Is Forex Trading Legal in Mexico?
Forex trading explained
Much like in many other parts of the world, forex trading in permitted in Mexico under certain regulations and guidelines. Forex trading, the buying and selling of global currencies, is said to be the largest and most liquid financial market in the world, which explains the growing interest in it in recent years. The interest has also be accelerated by people's desire to explore alternative investment options, particularly those that allow them to trade from the comfort of their own home or while on the move as a digital nomad. Traders across the globe are always interested in the forex exchange rate for the USD, as it is the one currency that forms part of the major currency pairs and is regarded as a safe haven currency. This is mostly attributed to how active the US economy is in global trade, as well as how it acts as the base currency for most global activity.
When it comes to forex trading, a currency pair can be defined as the quotation of two different currencies, with the value of one currency being quoted against the other.
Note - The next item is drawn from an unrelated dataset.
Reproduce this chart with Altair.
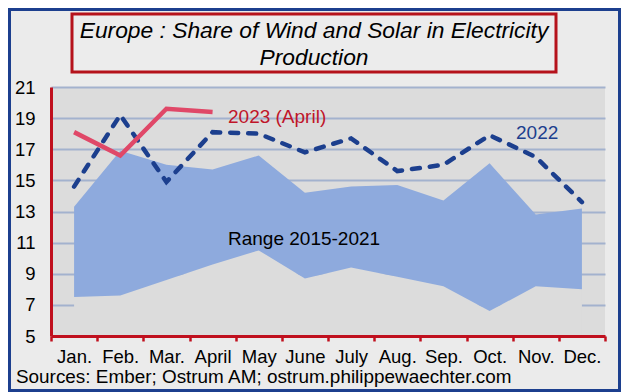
import altair as alt
import pandas as pd

months = ["Jan.", "Feb.", "Mar.", "April", "May", "June", "July", "Aug.", "Sep.", "Oct.", "Nov.", "Dec."]
range_max = [13.3, 16.9, 16.0, 15.7, 16.6, 14.2, 14.6, 14.7, 13.7, 16.1, 12.8, 13.2]
range_min = [7.5, 7.6, 8.6, 9.6, 10.5, 8.7, 9.4, 8.8, 8.2, 6.6, 8.2, 8.0]
y2022 = [14.6, 19.2, 14.9, 18.1, 18.0, 16.8, 17.7, 15.6, 16.0, 17.9, 16.5, 13.6]
months_2023 = ["Jan.", "Feb.", "Mar.", "April"]
y2023 = [18.1, 16.6, 19.6, 19.4]
y_ticks = [5, 7, 9, 11, 13, 15, 17, 19, 21]

title_lines = ["Europe : Share of Wind and Solar in Electricity", "Production"]
source_text = "Sources: Ember; Ostrum AM; ostrum.philippewaechter.com"
label_2023 = "2023 (April)"
label_2022 = "2022"
label_range = "Range 2015-2021"

FONT = "Liberation Sans"
W, H = 554, 249

band_df = pd.DataFrame({"month": months, "upper": range_max, "lower": range_min, "base": [5] * 12})
df22 = pd.DataFrame({"month": months, "v": y2022})
df23 = pd.DataFrame({"month": months_2023, "v": y2023})

x_enc = alt.X(
    "month:N",
    sort=months,
    scale=alt.Scale(paddingInner=0, paddingOuter=0),
    axis=alt.Axis(
        title=None,
        labelAngle=0,
        labelFontSize=18.5,
        labelFont=FONT,
        labelColor="black",
        labelPadding=6,
        labelOverlap=False,
        domainColor="#C0101E",
        domainWidth=3,
        tickColor="#C0101E",
        tickWidth=2.5,
        tickSize=5,
        tickBand="extent",
        grid=False,
        zindex=1,
    ),
)
y_scale = alt.Scale(domain=[5, 21], nice=False, zero=False)
y_axis = alt.Axis(
    title=None,
    values=y_ticks,
    tickCount=9,
    labelFontSize=18.5,
    labelFont=FONT,
    labelColor="black",
    labelPadding=16,
    labelOverlap=False,
    labelFlush=False,
    labelBound=False,
    ticks=False,
    tickSize=0,
    domainColor="#C0101E",
    domainWidth=3,
    grid=True,
    gridColor="#A3B2CE",
    gridWidth=2,
)

base_area = alt.Chart(band_df).mark_area(color="#DCDCDC", opacity=1).encode(
    x=x_enc,
    y=alt.Y("lower:Q", scale=y_scale, axis=y_axis),
    y2="base:Q",
)
band = alt.Chart(band_df).mark_area(color="#8EAADD", opacity=1).encode(
    x=alt.X("month:N", sort=months),
    y=alt.Y("upper:Q"),
    y2="lower:Q",
)
line22 = alt.Chart(df22).mark_line(
    color="#1C3F8E", strokeWidth=4.5, strokeDash=[8, 10], strokeCap="round"
).encode(x=alt.X("month:N", sort=months), y="v:Q")
line23 = alt.Chart(df23).mark_line(color="#E04868", strokeWidth=4.5).encode(
    x=alt.X("month:N", sort=months), y="v:Q"
)


def text_layer(txt, x, y, size=19, color="black", align="left", style="normal"):
    return alt.Chart(pd.DataFrame({"t": [txt]})).mark_text(
        font=FONT, fontSize=size, color=color, align=align, baseline="middle", fontStyle=style
    ).encode(text="t:N", x=alt.value(x), y=alt.value(y))


one = pd.DataFrame({"a": [1]})
outer_border = alt.Chart(one).mark_rect(filled=False, stroke="#1C3F8E", strokeWidth=3).encode(
    x=alt.value(-41.5), x2=alt.value(568.5), y=alt.value(-77.5), y2=alt.value(303.5)
)
title_box = alt.Chart(one).mark_rect(fill="#ECECEC", stroke="#B5121B", strokeWidth=3).encode(
    x=alt.value(21), x2=alt.value(505), y=alt.value(-73), y2=alt.value(-15)
)

layers = [
    base_area,
    band,
    line22,
    line23,
    text_layer(label_2023, 177, 30, color="#C0152A"),
    text_layer(label_2022, 465, 46, color="#1C3F8E"),
    text_layer(label_range, 177, 152),
    title_box,
    text_layer(title_lines[0], 263, -56, size=22.8, align="center", style="italic"),
    text_layer(title_lines[1], 263, -29, size=22.8, align="center", style="italic"),
    text_layer(source_text, -35, 290, size=18.9),
    outer_border,
]

chart = (
    alt.layer(*layers)
    .properties(
        width=W,
        height=H,
        autosize=alt.AutoSizeParams(type="none"),
        padding={"left": 43, "top": 79, "right": 16, "bottom": 56},
        background="#EBEBEB",
    )
    .configure_view(fill="#DCDCDC", stroke=None)
    .configure_axisY(labelOverlap=False)
)

chart.save("out.html", embed_options={"renderer": "svg", "actions": False})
The profit-making opportunity for a trader then arises from any currency fluctuations and exchange rate differences between the two. Traders often opt for the USD and other major forex currencies, such as the EUR, GBP and JPY, in order to truly capitalise on market activity.
Legalities of forex trading in Mexico
Although there is still much scepticism and questions surrounding forex trading in some countries, it is indeed legal in Mexico. The Central Bank of Mexico, the Global Foreign Exchange Committee and the National Banking and Securities Commission all provide regulatory guidance for forex trading in Mexico, however, none of them are fully responsible for the emerging industry and practice in the country. In light of this, industry insiders have advised that the country's retail investors opt for offshore brokers. While Mexico's forex industry is not as regulated as some other countries, it is still reportedly one of the most promising and vibrant emerging markets in Latin America. Writings on the matter attribute the activity to the country's policies, which are said to be investor-friendly and do much to boost investor confidence. Moreover, the country's currency - the Mexican Peso - is said to be quite stable and liquid.
Liquidity is often preferred by traders because it allows for ease of trade and makes the currency less volatile. Less volatility and stability of a certain currency encourages traders to invest in it because it is generally less prone to unexpected fluctuations and high chances of loss for the investor. As further proof of this, while many other currencies weakened in 2020, the Mexican Peso showed resilience and is ranked amongst the top 15 most-traded currencies in the world. Additionally, it reportedly reached its all-time high in April 2020, amid the global financial turbulences and instability.
There are several options available for trading Forex in Mexico, which are said to offer competitive spreads, research and analyses tools, as well as educational material. Platforms such as AvaTrade, OctaFX and eToro, amongst many others, are said to be just some of the best forex brokers that can be accessed by Mexican traders.